Looking for Suggestions: Designed a Decision Tree to Recommend Optimal VM Types for Workloads

saicharandeepb
Contributor

Hi everyone!

I recently designed a decision tree model to help recommend the most suitable VM types for different kinds of workloads in Databricks.

saicharandeepb_0-1762515348166.png

 

Thought Process Behind the Design:
Determining the optimal virtual machine (VM) for a workload is heavily dependent on:

  • The type of operations being performed (compute-heavy, memory-intensive, or storage-heavy)
  • The size of the data being handled
  • And of course, cost considerations

Based on this flow, users can employ a hit-and-trial approach while monitoring Spark metrics to validate whether the current VM type or worker configuration is optimal.
If metrics indicate CPU, memory, or disk bottlenecks, the VM size or type can be adjusted to better suit the workload.
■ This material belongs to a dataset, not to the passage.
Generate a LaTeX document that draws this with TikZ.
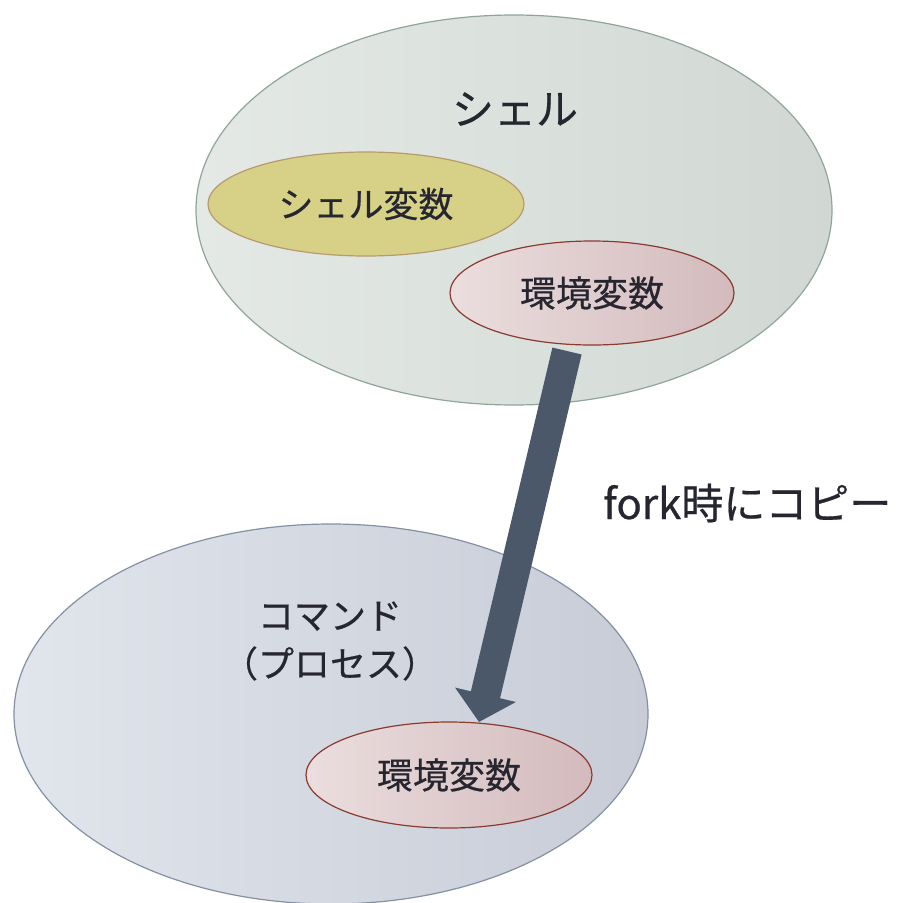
\documentclass[tikz,border=0pt]{standalone}
\usepackage{fontspec}
\setmainfont[FakeBold=0.5]{Noto Sans CJK JP}
\usetikzlibrary{shapes.geometric,arrows.meta}
\definecolor{txt}{HTML}{262630}
\definecolor{arrowc}{HTML}{4B5869}
\definecolor{shellL}{HTML}{E4E9E5}
\definecolor{shellR}{HTML}{D1D8D3}
\definecolor{shellD}{HTML}{8FA59A}
\definecolor{svF}{HTML}{D6D186}
\definecolor{svD}{HTML}{B89A6E}
\definecolor{envL}{HTML}{EBDEDE}
\definecolor{envR}{HTML}{D3BABD}
\definecolor{envD}{HTML}{8B3A2E}
\definecolor{cmdL}{HTML}{E1E5EC}
\definecolor{cmdR}{HTML}{C7CCD7}
\definecolor{cmdD}{HTML}{8490A4}
\begin{document}
\begin{tikzpicture}[x=1pt,y=-1pt,
  blob/.style={ellipse,inner sep=0pt,line width=1.2pt,text=txt,font=\fontsize{36}{42}\selectfont},
  lbl/.style={text=txt,font=\fontsize{36}{42}\selectfont,align=center,inner sep=0pt}]
\useasboundingbox (0,0) rectangle (906,903);
% shell
\node[blob,draw=shellD,left color=shellL,right color=shellR,
  minimum width=636pt,minimum height=390pt] (shell) at (514,210) {};
\node[lbl,font=\fontsize{42}{48}\selectfont] (shelltxt) at (515,109) {シェル};
\node[blob,draw=svD,fill=svF,font=\fontsize{35}{42}\selectfont,
  minimum width=316pt,minimum height=104pt] (shellvar) at (366,204) {シェル変数};
\node[blob,draw=envD,left color=envL,right color=envR,
  minimum width=284pt,minimum height=104pt] (env1) at (592,293) {\raisebox{-2pt}{環境変数}};
% command
\node[blob,draw=cmdD,left color=cmdL,right color=cmdR,
  minimum width=634pt,minimum height=380pt] (cmd) at (331,714) {};
\node[lbl] (cmdtxt) at (330,641) {コマンド\\[6pt]（プロセス）};
\node[blob,draw=envD,left color=envL,right color=envR,
  minimum width=286pt,minimum height=106pt] (env2) at (449,775) {\raisebox{-2pt}{環境変数}};
% arrow
\coordinate (S) at (567,351);
\coordinate (T) at (479,722);
\draw[arrowc,line width=30pt,-{Triangle[width=61pt,length=28pt]}] (S) -- (T);
\node[lbl,anchor=west,font=\fontsize{42}{48}\selectfont] (fork) at (603,503) {fork時にコピー};
\end{tikzpicture}
\end{document}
Moreover, if Spark metrics show that both CPU and memory utilization stay consistently below 50%, switching to general-purpose compute VMs is recommended to reduce cost and avoid over-provisioning.

I’d love feedback from the community on:

  • How can this decision tree be further evolved or refined?
  • What would be the best way to incorporate recommendations for general-purpose VMs directly into this flow?

Your insights will help make this decision tree more dynamic and practical for real-world Databricks workloads!

Thanks in advance for your thoughts and suggestion